I just don't agree with these terms at all. And frankly, memories change, documents change, histories change. Nothing stays the same. Neither memory nor imagination is not all that important when compared to truth, honesty, or the emotions of people a hundred years after our death.

So, if this doesn't go through, I'm just going to say that the machine disagrees with me. Anyway, I don't like fighting, makes me feel bad. But it's an interesting discussion.

DeWitt said...

Also, did you call me a yokel?

DeWitt said...

Also, did you know The New Yorker factchecks poems? True.

Jordan Soyka said...

I want the job of fact-checking poems!! I would wear a trenchoat.

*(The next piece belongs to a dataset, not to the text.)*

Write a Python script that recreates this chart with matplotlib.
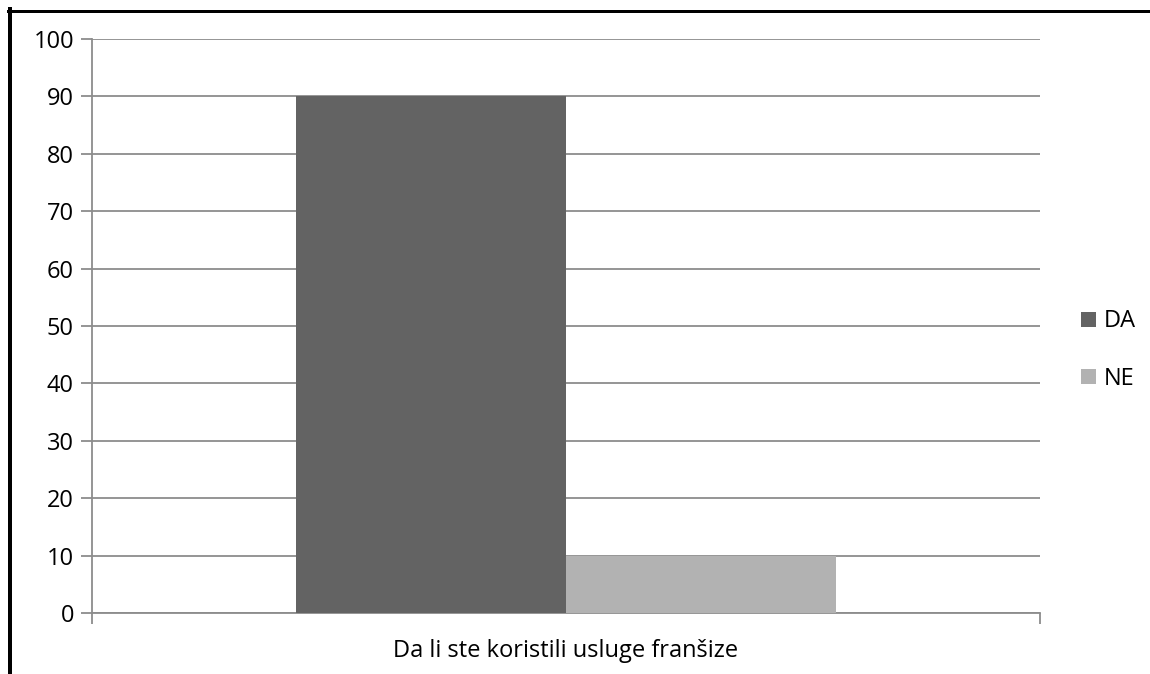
import matplotlib
matplotlib.use("Agg")
import matplotlib.pyplot as plt
from matplotlib.lines import Line2D
from matplotlib.patches import Patch

categories = ["Da li ste koristili usluge franšize"]
series_names = ["DA", "NE"]
series_values = [[90], [10]]
colors = ["#636363", "#b2b2b2"]
yticks = [0, 10, 20, 30, 40, 50, 60, 70, 80, 90, 100]

W, H, DPI = 1150, 674, 100
FS = 17
plt.rcParams['font.family'] = ['Open Sans', 'DejaVu Sans']
fig = plt.figure(figsize=(W / DPI, H / DPI), dpi=DPI)
ax = fig.add_axes([92 / W, 1 - 613 / H, (1040 - 92) / W, (613 - 39) / H])

bw = 270 / 948
offsets = [-bw / 2, bw / 2]
for name, vals, c, off in zip(series_names, series_values, colors, offsets):
    ax.bar([i + off for i in range(len(categories))], vals, width=bw, color=c,
           label=name, zorder=3)

ax.set_xlim(-0.5, len(categories) - 0.5)
ax.set_ylim(0, 100)
ax.set_yticks(yticks)
ax.yaxis.grid(True, color="#8c8c8c", linewidth=1.3, zorder=0)
ax.tick_params(axis='y', length=8, width=1.3, color="#8c8c8c", labelsize=FS, pad=5)
ax.set_xticks([-0.5, len(categories) - 0.5])
ax.set_xticklabels(["", ""])
ax.tick_params(axis='x', which='major', length=8, width=1.3, color="#8c8c8c")
ax.set_xticks(range(len(categories)), labels=categories, minor=True)
ax.tick_params(axis='x', which='minor', length=0, labelsize=FS, pad=19)
for s in ['top', 'right']:
    ax.spines[s].set_visible(False)
for s in ['left', 'bottom']:
    ax.spines[s].set_color("#8c8c8c")
    ax.spines[s].set_linewidth(1.3)

handles = [Patch(facecolor=c, edgecolor='none') for c in colors]
fig.legend(handles, series_names, loc='center left', bbox_to_anchor=(1060 / W, 1 - 350 / H),
           frameon=False, fontsize=FS, handlelength=0.62, handleheight=0.62,
           handletextpad=0.35, labelspacing=1.4)

# outer border (left and top)
fig.add_artist(Line2D([10 / W, 10 / W], [0, 1 - 9 / H], color='black', linewidth=4 * 72 / DPI))
fig.add_artist(Line2D([8 / W, 1], [1 - 10.5 / H, 1 - 10.5 / H], color='black', linewidth=3 * 72 / DPI))

fig.savefig("out.png", dpi=DPI)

And I would spend three hours just staring at John Ashbery with a magnifying glass, after which I would nod solemnly and walk away.

I assumed when JT said "YOKELS" it was like when they said "JINKIES!" in Scooby Doo. Regardless, we should write the Yokel Manifesto.

JT said...

I'm down for a yokel manifesto.

I'm not fighting & sorry if this is coming of fight-y. I'm really enjoying this back-and-forth. When I said it makes me feel enraged, I should have added that I like feeling enraged.

I'm not sure what I think about bravery.

My point is mostly that I see memory-based work, translation, etc. as (potentially) as imaginative/creative as anything else-- precisely because of what you brought up, Dewitt; it's instability. Language makes everything change.

DeWitt said...

Well, I enjoyed it too. But then I got worried you were actually mad. We're friends.

I also want the fact-checking job. I would wear private-eye clothes.